→ PROBLEM REQUIREMENTS
From the listing below, extract each line containing the string "Generate".

→ MATERIAL PROVIDED
>> Begin

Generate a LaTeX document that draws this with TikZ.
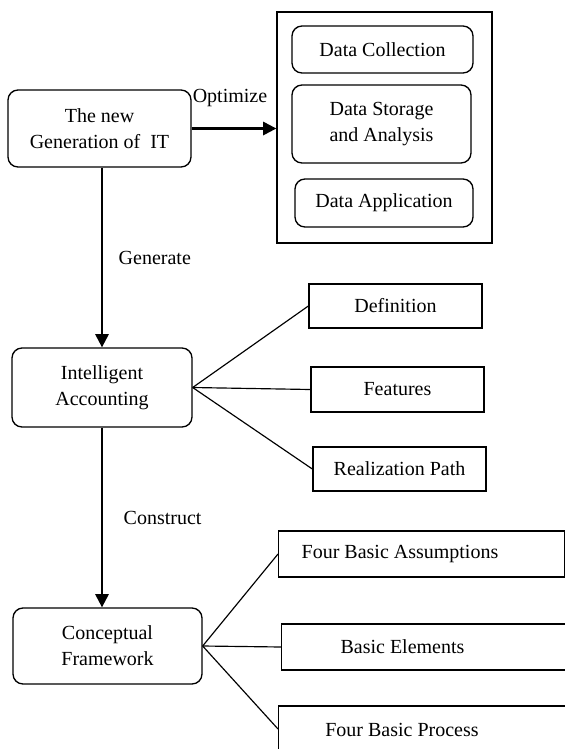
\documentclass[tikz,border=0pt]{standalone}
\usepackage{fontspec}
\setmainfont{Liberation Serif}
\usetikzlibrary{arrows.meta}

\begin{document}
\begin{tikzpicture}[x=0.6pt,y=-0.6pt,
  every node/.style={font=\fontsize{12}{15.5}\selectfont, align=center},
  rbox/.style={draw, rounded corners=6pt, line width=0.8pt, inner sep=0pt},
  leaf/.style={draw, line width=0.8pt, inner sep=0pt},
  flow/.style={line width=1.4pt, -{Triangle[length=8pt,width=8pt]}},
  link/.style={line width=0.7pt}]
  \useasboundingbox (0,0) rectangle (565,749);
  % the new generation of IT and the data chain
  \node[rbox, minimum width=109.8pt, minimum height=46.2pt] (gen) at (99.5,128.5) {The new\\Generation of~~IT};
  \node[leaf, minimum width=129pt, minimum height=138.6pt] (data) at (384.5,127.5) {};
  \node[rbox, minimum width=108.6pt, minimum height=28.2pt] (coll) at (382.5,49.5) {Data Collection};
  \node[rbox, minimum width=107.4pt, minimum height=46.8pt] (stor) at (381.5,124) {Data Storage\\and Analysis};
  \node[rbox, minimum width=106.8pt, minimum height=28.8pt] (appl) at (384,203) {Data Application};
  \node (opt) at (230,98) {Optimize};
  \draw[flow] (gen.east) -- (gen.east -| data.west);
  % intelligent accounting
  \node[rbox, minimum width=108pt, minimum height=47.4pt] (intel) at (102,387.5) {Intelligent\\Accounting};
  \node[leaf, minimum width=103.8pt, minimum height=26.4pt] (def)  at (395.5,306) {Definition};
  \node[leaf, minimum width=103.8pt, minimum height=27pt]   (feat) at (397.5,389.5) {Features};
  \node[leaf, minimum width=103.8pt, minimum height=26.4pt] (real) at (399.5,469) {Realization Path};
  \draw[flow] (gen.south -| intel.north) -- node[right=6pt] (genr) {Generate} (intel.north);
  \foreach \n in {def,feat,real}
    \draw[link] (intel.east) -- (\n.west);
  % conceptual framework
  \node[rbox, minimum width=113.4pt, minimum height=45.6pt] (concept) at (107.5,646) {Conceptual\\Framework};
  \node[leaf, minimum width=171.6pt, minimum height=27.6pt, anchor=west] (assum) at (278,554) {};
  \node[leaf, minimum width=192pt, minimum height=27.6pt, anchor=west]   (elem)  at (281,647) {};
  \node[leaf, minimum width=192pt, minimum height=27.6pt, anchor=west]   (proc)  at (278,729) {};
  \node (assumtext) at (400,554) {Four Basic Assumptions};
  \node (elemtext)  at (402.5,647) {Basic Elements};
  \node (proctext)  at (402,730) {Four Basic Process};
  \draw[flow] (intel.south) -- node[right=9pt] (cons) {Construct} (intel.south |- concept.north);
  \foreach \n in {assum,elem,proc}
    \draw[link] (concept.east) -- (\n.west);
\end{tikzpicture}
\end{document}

>> End

→ SOLUTION TO THE EXERCISE
Generate a LaTeX document that draws this with TikZ.
  \draw[flow] (gen.south -| intel.north) -- node[right=6pt] (genr) {Generate} (intel.north);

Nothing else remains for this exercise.